National security wrap

The beat

Wishful thinking

An Albanian gangster’s boasts from prison have angered the UK prison service. Tristen Asllani, who’s serving a 25-year sentence for drug and firearm offences, posted an image on Instagram of himself laughing, with the caption, ‘The only thing missing [in UK jails] is whores’. The incident has turned the spotlight back on criminality among Albanian migrants in the UK. Of the 11,000 foreign nationals in British prisons, 716 are ethnic Albanians—a relatively high number given the small size of the Albanian community.

Taser use in question

The Northern Territory’s ombudsman released a detailed report recommending that NT police ‘carefully consider’ whether tasers should be used on children. The report was released in response to an incident in November 2016 when an NT officer tasered a 12-year-old as he ran from a stolen car. The ombudsman made nine recommendations on the use of tasers but stopped short of calling for an outright ban.

Seville oranges

Spanish police have arrested five people over the theft of 4,000 kilograms of oranges. The criminals’ fruitful endeavour was foiled when police searched their vehicles after a short pursuit. The group initially claimed the oranges were for personal consumption and ‘came from far away’. Pictures show thousands of oranges spilling from the vehicles.

CT scan

ASEAN counter-terrorism cooperation

In a joint statement on Tuesday, ASEAN defence ministers identified terrorism as the region’s most serious security threat. Returning foreign fighters and porous borders make the problem increasingly complex. The ministers said that they would improve regional cooperation in responding to threats and in promoting counter-narratives to terrorist propaganda. The statement comes after renewed fighting in January between Philippine forces and pro-IS militants in Marawi, the first such engagement since the government retook the city from jihadists in a months-long battle last year.

Bombings in Pakistan

There were several bombings in Pakistan last week. Baluchistan province was particularly hard-hit: on Monday, a remote-controlled bomb killed one person; and on Sunday, a hand grenade killed a mother and child. The culprits haven’t yet been identified. Over the weekend, the Pakistani Taliban claimed responsibility for a suicide bombing on Baluchistan’s Frontiers Corps and on a Pakistani army base in northwest Pakistan. The group said it was behind three other attacks in January and promised more to follow.

AQIM leader killed

Al-Qaeda in the Islamic Maghreb confirmed that Abu Ruwaha al-Qasantini was killed by the Algerian military. The senior leader was head of AQIM’s propaganda wing, Al-Andalus Media, and was regarded as one of the 15 most dangerous AQIM fighters. His death—and the seizure of his computers—deals a significant blow to AQIM.

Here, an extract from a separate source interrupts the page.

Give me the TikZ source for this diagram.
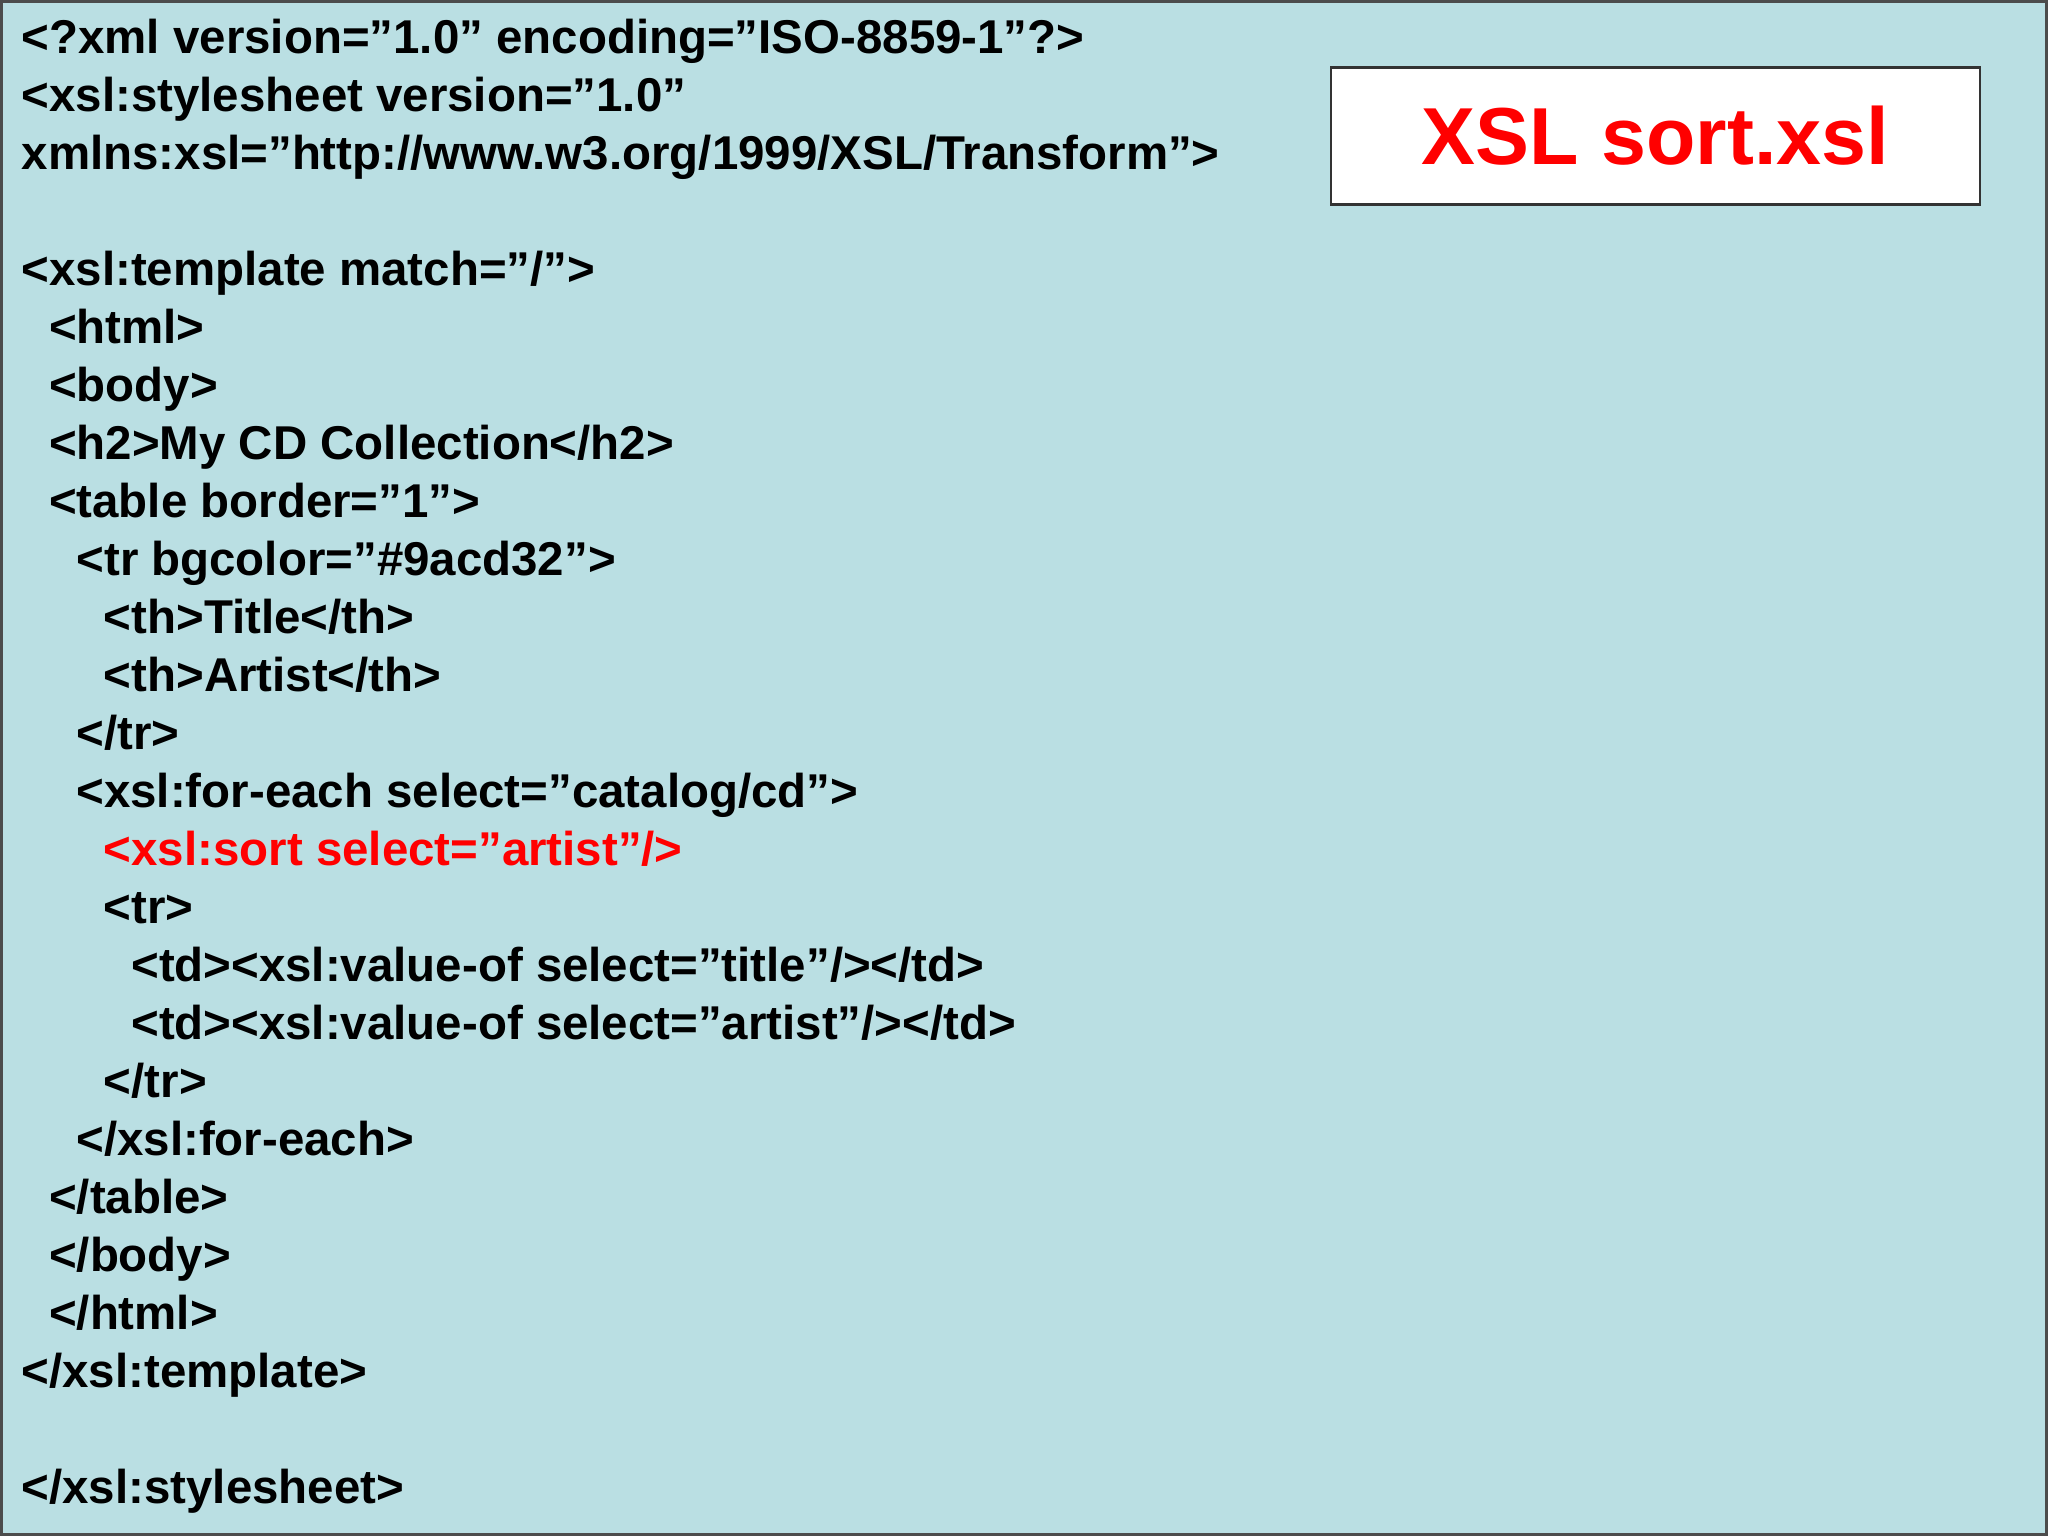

Anti-trafficking raids across the UK

In one of the UK’s largest anti-trafficking operations, British police arrested 21 people in London, Sussex and northeast England. The smugglers belong to a network suspected of trafficking hundreds of Iraqi-Kurdish migrants from Calais and Dunkirk to the UK. The raids were part of a broader operation across France, Belgium and the Netherlands, including a strike on a camp near Angres, France, on Tuesday.

Border wall blues

Lebanon has accused Israel of threatening regional stability as Israel announced plans for a border wall. The wall is to be built along the southern side of the UN’s so called ‘blue line’ on land that both Lebanon and Israel claim. Israeli PM Benjamin Netanyahu and members of the security cabinet have since toured the border region, while the US dispatched a senior diplomat to ease rising tensions. Tel Aviv’s announcement comes after Hezbollah threatened attacks on Israel’s offshore gas platforms and Lebanon revealed plans to explore for natural gas near its maritime border with Israel.

ABF rescues adrift boat

After drifting without food or fuel for six days, nine Papua New Guinean fishermen were rescued in the Torres Strait by the Australian Border Force. The crew onboard the Cape Fourcroy resupplied the banana boat with food, water and fuel. The fishermen were then able to return to PNG unaccompanied.

First responder

Tragedy in Taiwan

Tragedy hit Taiwan when a magnitude 6.4- earthquake struck the popular tourist town of Hualien, 20 kilometres off the east coast, on Tuesday night. According to the Guardian, Taiwanese Premier William Lai confirmed, ‘Two people were unfortunately killed, and 114 have suffered light or severe injuries.’ Images from Reuters show one building leaning at a steep angle.

Day Zero looms for Cape Town

Cape Town is on the verge of a mass water crisis as it faces one of its worst droughts in history. Residents are being asked to use fewer than 50 litres of water a day. The city could completely run out of water as soon as April. If the water level in Cape Town’s dam drops below 13.5%, state authorities will turn off all pipes, which will affect about 75% of the city’s population.

New WHO report

The World Health Organization has continued to flag its concern about global levels of antibiotic resistance. Its latest report says that antibiotic resistance is high in 22 countries. The WHO is encouraging countries to set up national antimicrobial resistance surveillance systems to help identity patterns and trends.